Another thing I really loved about this issue was Edgar Salazar’s pencils, which where straight-up awesome with some beautiful linework. Combining his pencils with an above-average coloring job, this Black Adam one-shot makes a great example of what Villain’s Month should be all about. However, the only thing I didn’t like about the book is that the ending sort-of seemed somewhat rushed in my opinion and seemed like we didn’t get enough of Black Adam’s antics, but the final page was incredibly superb and badass so my hat is off to them for that. I definitely recommend this one this week!
Batman/Superman 3.1 – Doomsday
Honestly, I think Greg Pak is one of my favorite writers at DC right now for the Krypton stuff he’s writing. Now, I haven’t read Batman/Superman yet because I’m waiting for the trade, but I found this issue really disappointing to be honest.
This book gave Lara (Kal-El’s mother) a military background which I felt was sort of unnecessary and in the bigger scheme of things, is quite unimportant as well. In this story, she apparently helps stop the invading Doomsday from killing everyone until Zod arrives and starts a destructive battle over Krypton similarly to how Superman and Zod fought in Man Of Steel which ended in mass-destruction (sort of felt like a jab).
Apparently, this is all we’re told about Doomsday. He simply appears on Krypton and fights Zod eventually killing thousands and then Zod is locked way in the Phantom Zone (possibly with Doomsday). The rest of the book features a young Kara talking to Zod through holographic Phantom Zone technology as he is trying to escape and using her as bait, he tries to scare her. Really, though, this isn’t what I thought I was getting, but maybe it’s because I don’t read Batman/Superman or something but what I was hoping for is a great origin story book from Greg Pak such as the Zod one-shot. I was hoping for a story that told how Doomsday was created, how Krypton stopped him and how he got to Earth in just a simple fashion like that but with that re-imaginative twist. I couldn’t follow this book for some reason, maybe lack of interest?
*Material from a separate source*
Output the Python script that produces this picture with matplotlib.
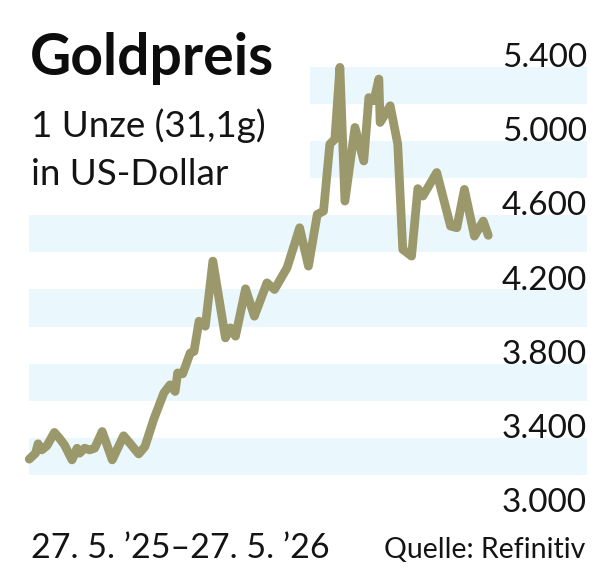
import matplotlib
matplotlib.use("Agg")
import matplotlib.pyplot as plt

# --- Daten: Tage seit 27.5.2025, Goldpreis in USD je Unze ---
days = [0, 5, 7, 10, 14, 20, 24, 28, 34, 38, 40, 44, 48, 52, 58, 66, 75, 80, 87, 92,
        99, 107, 112, 116, 118, 122, 128, 131, 135, 140, 146, 156, 160, 164, 172, 179,
        189, 195, 205, 215, 222, 229, 234, 239, 243, 247, 251, 259, 266, 270, 274, 278,
        279, 287, 293, 297, 304, 309, 313, 324, 335, 340, 346, 354, 361, 365]
price = [3285, 3317, 3368, 3335, 3357, 3429, 3398, 3362, 3281, 3344, 3317, 3344, 3335,
         3344, 3434, 3281, 3411, 3371, 3313, 3353, 3500, 3642, 3686, 3650, 3750, 3745,
         3858, 3866, 4029, 4002, 4353, 3939, 3993, 3948, 4204, 4056, 4236, 4200, 4317,
         4533, 4326, 4605, 4623, 4984, 5011, 5398, 4677, 5074, 4893, 5235, 5218, 5335,
         5101, 5191, 4984, 4416, 4380, 4744, 4704, 4831, 4542, 4533, 4740, 4488, 4569,
         4492]

y_ticks = [3000, 3400, 3800, 4200, 4600, 5000, 5400]
y_labels = ["3.000", "3.400", "3.800", "4.200", "4.600", "5.000", "5.400"]
bands = [(3200, 3400), (3600, 3800), (4000, 4200), (4400, 4600), (4800, 5000), (5200, 5400)]

title = "Goldpreis"
subtitle_1 = "1 Unze (31,1g)"
subtitle_2 = "in US-Dollar"
period = "27. 5. \u201925\u201327. 5. \u201926"
source = "Quelle: Refinitiv"

LINE = "#9b996b"
BAND = "#eaf7fd"
FONT = "Lato"
TXT = "#141414"

fig = plt.figure(figsize=(6.16, 5.83), dpi=100)
ax = fig.add_axes([28.5 / 616, 1 - 512 / 583, (587 - 28.5) / 616, (512 - 67) / 583])
ax.set_xlim(-0.6, 443.5)
ax.set_ylim(3000, 5400)

# Hintergrundstreifen (oben rechts neben dem Titel erst ab Mitte)
for lo, hi in bands:
    xmin = 0.504 if lo >= 4800 else 0.0
    ax.axhspan(lo, hi, xmin=xmin, xmax=1, color=BAND, lw=0, zorder=0)

ax.plot(days, price, color=LINE, lw=6.3, solid_joinstyle="round",
        solid_capstyle="round", clip_on=False, zorder=3)

ax.set_axis_off()

# Achsenbeschriftung rechts, Grundlinie auf dem Wert
for v, lab in zip(y_ticks, y_labels):
    ax.text(1.0, v, lab, transform=ax.get_yaxis_transform(), ha="right",
            va="baseline", fontsize=24, family=FONT, color=TXT, zorder=4)

fig.text(30 / 616, 1 - 75 / 583, title, fontsize=41, fontweight="bold",
         family=FONT, color="#0d0d0d", va="baseline")
fig.text(31 / 616, 1 - 137 / 583, subtitle_1, fontsize=26.5, family=FONT,
         color=TXT, va="baseline")
fig.text(31 / 616, 1 - 185 / 583, subtitle_2, fontsize=26.5, family=FONT,
         color=TXT, va="baseline")
fig.text(31 / 616, 1 - 558 / 583, period, fontsize=24.5, family=FONT,
         color=TXT, va="baseline")
fig.text(585 / 616, 1 - 558 / 583, source, fontsize=20.5, family=FONT,
         color=TXT, va="baseline", ha="right")

fig.savefig("out.png", dpi=100, facecolor="white")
Regardless, the art in this book was very, colorful but I felt the there was an overabundance of colors rather than actual linework which made some, well, most of the action confusing to look at. There was just too much explosion and not enough of the characters or items in the scene. All in all, Doomsday was a slightly confusing book with an incredibly disappointing plot. If you’re a fan of any recognizable version of Doomsday, this book may be a disappointment to you due to the fact that the character is barely in it and it is a mechanic used to further the character of Zod and Lara and give more of an insight to Krypton before its big, tragic doom. I wish I could say I liked this book because I was highly looking forward to it but was unfortunately let down.
Action Comics 23.4 – Metallo
Oh god, where do I begin? This issue, also, was disappointing. It was also, somewhat pointless and one of those Villain’s Month issues that just seemed to be there just to sell the books, unfortunately. I mean, Villain’s Month is a fabulous idea and has been highly successful, but the bad one-shots, such as Metallo, really make me question if DC Editorial actually had stories pitched to them or just made up some random teams to tell a tale about the character. Honestly, though, even Smallville’s version of John Corben was better than this. I also hate the new bulking monster design, and I feel that the New 52 version of Metallo just straight-up sucks.
The story told by Sholly Fisch isn’t confusing or convoluted; it’s just meaningless and bad, in my opinion. It doesn’t really further the character of John Corben and we barely get an insight into his life pre-“Metal-Zero” (which is the ridiculously stupid codename given to John Corben after his operation, and people jokingly say that his name is “Metallo”). Basically, the reasoning that he has a metal heart is because Kryptonite is more powerful and gives him a kick-start of energy, sort-of like a defibrillator. Anyway, the story is kind-of straight forward from thereon out, basically they send Metallo into active duty and since he’s super high-tech now, he destroys things without taking into account civilians and such. There’s also a scene where he walks away from the blast which seemed like a rip-off of 2008’s Iron Man. Eventually, Sam Lane feels that “Metal-Zero” has actually gone rogue and attempts to kill him by blowing up a cargo plane he was in over water. Metallo then sinks to the bottom of the ocean and since his suit can protect him from the pressure, he just spends months walking back to shore. Uh, what? So, unless his head was 100% artificial as well, wouldn’t that have exploded or decayed or something after being submerged for so long? Regardless, “Metal-Zero” returns to kill Sam Lane but instead finds a stronger, new version of the program he went through who Sam Lane calls “Metal-2.0” (because Corben was Metal-Zero, but shouldn’t this new version be Metal-One?).
Anyways, the battle ends incredibly predictably. This isn’t near the worst comic I’ve read, but it definitely isn’t near the best. I would say to try to avoid it unless you’re a collector. This week’s Villain’s Month books aren’t look so good so far, how about the next few?